Роуз стрельнула глазами в мою сторону.
— Что это такое — мент на ринге?
— Дело было до войны, до телевидения, в каждом большом городе были небольшие боксерские клубы. И был своего рода синдикат, который заправлял всеми этими боксерскими клубами. Менеджером у нас был один ловчила, который изо всех сил старался выбиться в люди. Как он популярно объяснил, мне надо было терпеливо дожидаться своей очереди и пока поиграть в бейсбол. Я выходил на ринг раз в месяц, получал свою двадцатку за бой. Иногда я побеждал, иногда ложился на пол — что говорили, то я и делал. Если какой-то боксер выходил из-под контроля, меня выставляли против него, и я его вырубал. Это и входило в обязанности «мента на ринге».
— Поня-ятно.
— Когда началась война, мне только-только исполнилось двадцать. И боев я провел тоже около двадцати. А в двадцать четыре я получил дембель и понял, что больше ждать не могу. В армии я старался поддерживать спортивную форму. Я вернулся в родной город, нашел своего менеджера — он все еще болтался в том же клубе — и решил, что дело в шляпе. Он заставил меня три раза подряд лечь под трех громил, которые сделали себе карьеру, пока я потел в окопах. Он все уверял меня, что надо еще чуточку подождать и что мой звездный час близок. Но этот час так и не настал. В общем, когда я окончательно понял, что боксер из меня никудышный, я стал участвовать в клоунаде на борцовском ковре. Отрастил патлы, выкрасил их в огненно-рыжий цвет. На ковер я выходил в костюме сатаны. Но денег на этой клоунаде я зарабатывал не ахти — выступал пять вечеров в неделю за жалкую десятку. Больших успехов я не сделал. Надо быть акробатом и иметь отличную реакцию — а я был увальнем. Если упадешь не так, как надо, можно все бока отбить — и я изуродовал себе рожу вконец. К тому же я чувствовал себя последним болваном, расхаживая по ковру с копной рыжих волос. Пока я служил за океаном, умер мой отец, мне досталась по наследству его яхта. Я стал промышлять чартерными рыбачьими рейсами, и мне это очень даже понравилось.
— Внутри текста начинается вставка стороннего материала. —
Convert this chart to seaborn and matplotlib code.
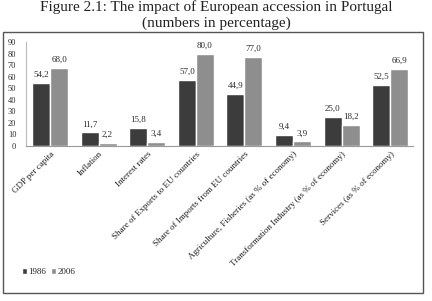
import matplotlib
matplotlib.use("Agg")
import matplotlib.pyplot as plt
import seaborn as sns
import pandas as pd
from matplotlib.patches import Rectangle, Patch

categories = ["GDP per capita", "Inflation", "Interest rates",
              "Share of Exports to EU countries", "Share of Imports from EU countries",
              "Agriculture, Fisheries (as % of economy)",
              "Transformation Industry (as % of economy)",
              "Services (as % of economy)"]
values_1986 = [54.2, 11.7, 15.8, 57.0, 44.9, 9.4, 25.0, 52.5]
values_2006 = [68.0, 2.2, 3.4, 80.0, 77.0, 3.9, 18.2, 66.9]
series = ["1986", "2006"]
yticks = [0, 10, 20, 30, 40, 50, 60, 70, 80, 90]

df = pd.DataFrame({
    "category": categories * 2,
    "value": values_1986 + values_2006,
    "year": [series[0]] * len(categories) + [series[1]] * len(categories),
})

sns.set_theme(style="white")
plt.rcParams["font.family"] = ["Liberation Serif", "DejaVu Serif"]

fig = plt.figure(figsize=(4.32, 3.01), dpi=100)
fig.patch.set_facecolor("white")
ax = fig.add_axes([0.0602, 0.515, 0.896, 0.345])

palette = {"1986": "#3c3c3c", "2006": "#8e8e8e"}
sns.barplot(data=df, x="category", y="value", hue="year", palette=palette,
            width=0.74, ax=ax, legend=False, saturation=1)

for cont in ax.containers:
    labels = [f"{v:.1f}".replace(".", ",") for v in cont.datavalues]
    ax.bar_label(cont, labels=labels, fontsize=6.5, padding=3, color="#2a2a2a")

ax.set_ylim(0, 90)
ax.set_yticks(yticks)
ax.set_yticklabels([str(t) for t in yticks], fontsize=6, color="#2a2a2a")
ax.tick_params(axis="y", length=0, pad=7)
ax.tick_params(axis="x", length=0, pad=3)
ax.set_xticks(range(len(categories)))
ax.set_xticklabels(categories, rotation=45, ha="right", rotation_mode="anchor",
                   fontsize=6.5, color="#1e1e1e")
ax.set_xlabel("")
ax.set_ylabel("")
for s in ["top", "right"]:
    ax.spines[s].set_visible(False)
ax.spines["left"].set_color("#bbbbbb")
ax.spines["bottom"].set_color("#999999")
ax.spines["left"].set_linewidth(0.8)
ax.spines["bottom"].set_linewidth(0.8)
ax.set_xlim(-0.494, 7.47)

handles = [Patch(facecolor=palette[s], label=s) for s in series]
fig.legend(handles=handles, loc="center left", bbox_to_anchor=(0.05, 0.096),
           ncol=2, frameon=False, fontsize=6.5, handlelength=0.6, handleheight=0.6,
           handletextpad=0.15, columnspacing=0.5, borderpad=0, borderaxespad=0)

fig.patches.append(Rectangle((0.007, 0.027), 0.972, 0.867, transform=fig.transFigure,
                             fill=False, edgecolor="#555555", linewidth=1.0))

fig.text(0.5, 1 - 11.5 / 301, "Figure 2.1: The impact of European accession in Portugal",
         ha="center", va="baseline", fontsize=11, color="#222222")
fig.text(0.5, 1 - 27 / 301, "(numbers in percentage)", ha="center", va="baseline",
         fontsize=11, color="#222222")

fig.savefig("out.png", dpi=100)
Роуз перевернулась на другой бок и губами приласкала мое изуродованное ухо.
— Мы и правда похожи, — прошептала она.
— Угу. Ты была замужем?
Моя рука лежала у нее на животе, и я почувствовал, как она вся напряглась.
— Два раза. И все без толку. — Она вскочила на ноги. — Хочу сплавать. А то вся рыбой перемазалась.
— Дай-ка я докурю сигару, а потом к тебе присоединюсь.
Я смотрел, как она зашагала по песку к воде, как вошла в море и поплыла. Меня переполняла гордость от мысли, что эта великолепная женщина — моя! Значит, дважды была замужем. Должно быть, она сбежала от одного из бывших мужей. Она очень богата и очень боится. И все же простой побег от мужа не заставил бы ее испытывать такой страх. Или она его убила?
Что ж, это логичное объяснение и ее страха и денег, если она укокошила крупного дельца мафии. А что, вполне вероятно. Ее муж был крупной шишкой в мафии, и она его замочила, дала деру с его бабками — и вот братва устроила на нее облаву.
Такой вариант показался мне возможным. Я ткнул сигару в песок и лениво поплелся к моей Роуз.